In experiment researchers investigated the effect of permeate on the growth
and survival of the above mentioned bacteria (Lactobacillus acidophilus
and Bifidobacterium bifidum) was indicated that the permeate was suitable
support for intestinal bacteria that had kept viable up during 21 days of refrigerated
storage and final evaluation of products showed that permeate can be successfully
used in the preparation of nutritive probiotic beverages (Marhamatizadeh
et al., 2012 d).
The results of the experiments in this work represent that Denak (Oliveria decumbens vent.) has suitable support for these intestinal bacteria for production of probiotic products that were kept viable up to the end of fermentation (21 days). All tested strains were proved a good growth capacity in Denak milk and yoghurt without nutrients added, this being a guarantee on the one hand for the normal evolution of the fermentation and on the other hand for the stability of the final product. Thus it seems that the nutrients are available in acceptable forms and in optimal concentrations in the tested Denak milk and yoghurt. Further, the viability of the probiotics is essential for the quality of the fermented dairy products.
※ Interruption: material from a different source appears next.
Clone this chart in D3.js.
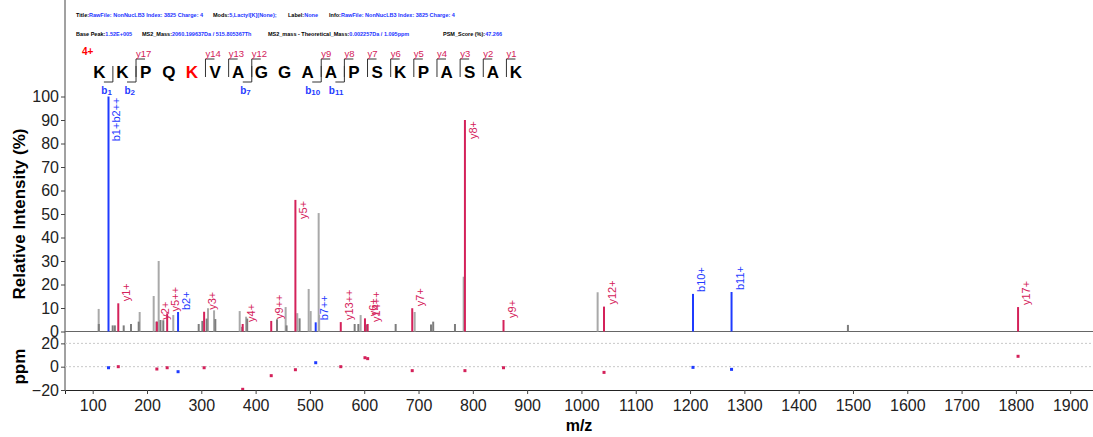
<!DOCTYPE html>
<html>
<head>
<meta charset="utf-8">
<script src="https://cdn.jsdelivr.net/npm/d3@7"></script>
<style>
    body { margin: 0; background: #ffffff; }
    svg { display: block; font-family: "Liberation Sans", Arial, sans-serif; }
</style>
</head>
<body>
<div id="chartContainer"></div>
<script>
// Peptide and fragment coverage
const sequence = "KKPQKVAGGAAPSKPASAK".split("");
const modSites = [5];
const bSites = [1, 2, 7, 10, 11];
const ySites = [17, 14, 13, 12, 9, 8, 7, 6, 5, 4, 3, 2, 1];
const precursorCharge = "4+";

// Header info
const headerRow1 = [["Title:", "RawFile: NonNucLB3 Index: 3825 Charge: 4"], ["Mods:", "5,Lactyl[K](None);"], ["Label:", "None"], ["Info:", "RawFile: NonNucLB3 Index: 3825 Charge: 4"]];
const headerRow2 = [["Base Peak:", "1.52E+005"], ["MS2_Mass:", "2060.199637Da / 515.805367Th"], ["MS2_mass - Theoretical_Mass:", "0.002257Da / 1.095ppm"], ["PSM_Score (%):", "47.266"]];

// Unmatched peaks (m/z, relative intensity)
const otherMz = [111.0, 111.3, 136.8, 140.8, 157.1, 170.5, 184.7, 186.5, 212.3, 217.5, 221.5, 224.8, 230.0, 248.4,
    295.2, 301.9, 309.9, 312.3, 323.5, 325.8, 370.7, 375.3, 382.5, 384.5, 439.4, 455.3, 457.0, 476.7, 481.0,
    497.7, 501.4, 516.1, 517.0, 582.4, 589.2, 593.4, 605.0, 657.9, 692.9, 723.0, 727.0, 767.1, 783.1, 1029.8, 1490.7];
const otherInt = [9.6, 3.2, 2.6, 2.6, 2.6, 3.2, 4.2, 8.3, 15.1, 4.2, 30.0, 4.9, 4.8, 7.0,
    3.2, 4.5, 5.5, 9.9, 9.0, 5.3, 8.7, 2.0, 6.3, 5.5, 5.2, 10.4, 2.6, 7.8, 5.6,
    18.1, 8.7, 50.4, 7.0, 3.2, 3.2, 7.0, 3.0, 3.2, 8.3, 3.0, 4.2, 3.2, 23.3, 16.7, 2.8];

// Matched fragment ions
const ionLabels = ["b1+b2++", "b2+", "b7++", "b10+", "b11+",
    "y1+", "y2+", "y5++", "y3+", "y4+", "y9++", "y5+", "y13++", "y6+", "y14++", "y7+", "y8+", "y9+", "y12+", "y17+"];
const ionType = ["b", "b", "b", "b", "b",
    "y", "y", "y", "y", "y", "y", "y", "y", "y", "y", "y", "y", "y", "y", "y"];
const ionMz = [129.10, 257.20, 510.66, 1205.4, 1276.4,
    147.11, 218.15, 237.14, 305.18, 376.22, 428.75, 473.27, 556.81, 601.37, 606.34, 688.40, 785.45, 856.49, 1041.57, 1804.0];
const ionInt = [100, 8.3, 3.9, 16.0, 16.8,
    12.0, 4.2, 7.7, 8.4, 3.2, 4.5, 56.0, 4.0, 5.6, 3.2, 9.9, 90.0, 4.9, 10.6, 10.4];
const ionPpm = [-0.9, -4.3, 3.4, -0.6, -2.3,
    0.0, -2.0, -0.9, -0.9, -19.4, -7.7, -2.6, 0.0, 7.7, 6.9, -3.4, -3.4, -0.9, -4.9, 8.9];

const intensityTicks = [0, 10, 20, 30, 40, 50, 60, 70, 80, 90, 100];
const ppmTicks = [-20, 0, 20];
const mzTicks = d3.range(100, 2000, 100);

const width = 1093;
const height = 437;
const left = 65;

const colors = { b: "#1f3bff", y: "#d4215a", mod: "#ff0000" };

const svg = d3.select("#chartContainer")
    .append("svg")
    .attr("width", width)
    .attr("height", height);

// Scales
const x = d3.scaleLinear().domain([49, 1942]).range([left, width]);
const yInt = d3.scaleLinear().domain([0, 100]).range([331.5, 96.5]);
const yPpm = d3.scaleLinear().domain([-20, 30]).range([390, 331.7]);

// Header lines
function drawHeader(row, yPos, starts) {
    const t = svg.append("text")
        .attr("y", yPos)
        .style("font-size", "5.5px")
        .style("font-weight", "bold");
    row.forEach((item, i) => {
        t.append("tspan").attr("x", starts[i]).attr("fill", "#000").text(item[0]);
        t.append("tspan").attr("fill", "#2233ff").text(item[1]);
    });
}
drawHeader(headerRow1, 17, [76, 213, 288, 329]);
drawHeader(headerRow2, 36, [76, 142, 268, 443]);

// Sequence annotation
const seqX = d3.scaleLinear().domain([0, sequence.length - 1]).range([99.3, 516]);
const seqG = svg.append("g");

seqG.selectAll(".aa")
    .data(sequence)
    .enter().append("text")
    .attr("class", "aa")
    .attr("x", (d, i) => seqX(i))
    .attr("y", 78)
    .attr("text-anchor", "middle")
    .style("font-size", "17px")
    .style("font-weight", "bold")
    .attr("fill", (d, i) => modSites.includes(i + 1) ? colors.mod : "#000")
    .text(d => d);

seqG.append("text")
    .attr("x", 82)
    .attr("y", 55)
    .style("font-size", "10px")
    .style("font-weight", "bold")
    .attr("fill", colors.mod)
    .text(precursorCharge);

// b ion markers: vertical + hook to the left at bottom
bSites.forEach(n => {
    const gx = seqX(n - 0.5) + 2;
    seqG.append("path")
        .attr("d", `M${gx},66V82H${gx - 9}`)
        .attr("fill", "none")
        .attr("stroke", "#333")
        .attr("stroke-width", 1);
    const t = seqG.append("text")
        .attr("x", gx - 1)
        .attr("y", 94)
        .attr("text-anchor", "end")
        .attr("fill", colors.b)
        .style("font-size", "10px")
        .style("font-weight", "bold");
    t.append("tspan").text("b");
    t.append("tspan").style("font-size", "8px").attr("dy", 1).text(n);
});

// y ion markers: vertical + hook to the right at top
ySites.forEach(n => {
    const gx = seqX(sequence.length - n - 0.5) + 2;
    seqG.append("path")
        .attr("d", `M${gx},77V59H${gx + 9}`)
        .attr("fill", "none")
        .attr("stroke", "#333")
        .attr("stroke-width", 1);
    seqG.append("text")
        .attr("x", gx)
        .attr("y", 57)
        .attr("fill", colors.y)
        .style("font-size", "9.5px")
        .text("y" + n);
});

// Axes lines
svg.append("line")
    .attr("x1", left).attr("x2", left)
    .attr("y1", 0).attr("y2", 390)
    .attr("stroke", "#444");

svg.append("line")
    .attr("x1", left).attr("x2", width)
    .attr("y1", yInt(0)).attr("y2", yInt(0))
    .attr("stroke", "#666")
    .attr("stroke-width", 1.2);

// ppm grid lines
svg.selectAll(".ppmGrid")
    .data([20, 0])
    .enter().append("line")
    .attr("class", "ppmGrid")
    .attr("x1", left).attr("x2", width)
    .attr("y1", d => yPpm(d)).attr("y2", d => yPpm(d))
    .attr("stroke", "#c8c8c8")
    .attr("stroke-dasharray", "2,2");

// Unmatched peaks (light ones first, small darker ones on top)
const others = otherMz.map((m, i) => ({ mz: m, inten: otherInt[i] }))
    .sort((a, b) => b.inten - a.inten);

svg.selectAll(".other")
    .data(others)
    .enter().append("line")
    .attr("class", "other")
    .attr("x1", d => x(d.mz)).attr("x2", d => x(d.mz))
    .attr("y1", yInt(0)).attr("y2", d => yInt(d.inten))
    .attr("stroke", d => d.inten < 6 ? "#7d7d7d" : "#a9a9a9")
    .attr("stroke-width", 2);

// Matched peaks
const ions = ionLabels.map((l, i) => ({ label: l, type: ionType[i], mz: ionMz[i], inten: ionInt[i], ppm: ionPpm[i] }));

svg.selectAll(".ion")
    .data(ions)
    .enter().append("line")
    .attr("class", "ion")
    .attr("x1", d => x(d.mz)).attr("x2", d => x(d.mz))
    .attr("y1", yInt(0)).attr("y2", d => yInt(d.inten))
    .attr("stroke", d => colors[d.type])
    .attr("stroke-width", 2);

svg.selectAll(".ionLabel")
    .data(ions)
    .enter().append("text")
    .attr("class", "ionLabel")
    .attr("transform", d => d.inten > 40
        ? `translate(${x(d.mz) + 12},${yInt(d.inten) + 1}) rotate(-90)`
        : `translate(${x(d.mz) + 12},${yInt(d.inten) - 2}) rotate(-90)`)
    .attr("text-anchor", d => d.inten > 40 ? "end" : "start")
    .attr("fill", d => colors[d.type])
    .style("font-size", "11px")
    .text(d => d.label);

// ppm error points
svg.selectAll(".ppmDot")
    .data(ions)
    .enter().append("rect")
    .attr("class", "ppmDot")
    .attr("x", d => x(d.mz) - 1.5)
    .attr("y", d => yPpm(d.ppm) - 1.5)
    .attr("width", 3)
    .attr("height", 3)
    .attr("fill", d => colors[d.type]);

// Y axes
const yAxisInt = svg.append("g")
    .attr("transform", `translate(${left},0)`)
    .call(d3.axisLeft(yInt).tickValues(intensityTicks).tickSize(4).tickPadding(2));
yAxisInt.select(".domain").remove();

const yAxisPpm = svg.append("g")
    .attr("transform", `translate(${left},0)`)
    .call(d3.axisLeft(yPpm).tickValues(ppmTicks).tickSize(4).tickPadding(2));
yAxisPpm.select(".domain").remove();

// X axis
const xAxis = svg.append("g")
    .attr("transform", "translate(0,390)")
    .call(d3.axisBottom(x).tickValues(mzTicks).tickFormat(d3.format("d")).tickSize(4).tickPadding(6));
xAxis.select(".domain").attr("stroke", "#222");

svg.selectAll(".tick text")
    .style("font-size", "16px")
    .style("font-family", "'Liberation Sans', Arial, sans-serif")
    .attr("fill", "#222");
svg.selectAll(".tick line").attr("stroke", "#444");

// Axis titles
svg.append("text")
    .attr("transform", `translate(25,${yInt(50)}) rotate(-90)`)
    .attr("text-anchor", "middle")
    .style("font-size", "17px")
    .style("font-weight", "bold")
    .text("Relative Intensity (%)");

svg.append("text")
    .attr("transform", `translate(25,${yPpm(0)}) rotate(-90)`)
    .attr("text-anchor", "middle")
    .style("font-size", "17px")
    .style("font-weight", "bold")
    .text("ppm");

svg.append("text")
    .attr("x", (left + width) / 2)
    .attr("y", 431)
    .attr("text-anchor", "middle")
    .style("font-size", "16px")
    .style("font-weight", "bold")
    .text("m/z");
</script>
</body>
</html>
The survival of probiotic Denak milk and yoghurt in refrigerated conditions for at least 21 days was in number of greater than 109 cfu mL-1 which is essential if a product should have probiotic properties. It is important to emphasize that all the products possessed excellent stability during 21 days of storage. The sensory scores of the products were acceptance. From the foregoing results it can be concluded that Denak can be successfully used in formulation of dairy products.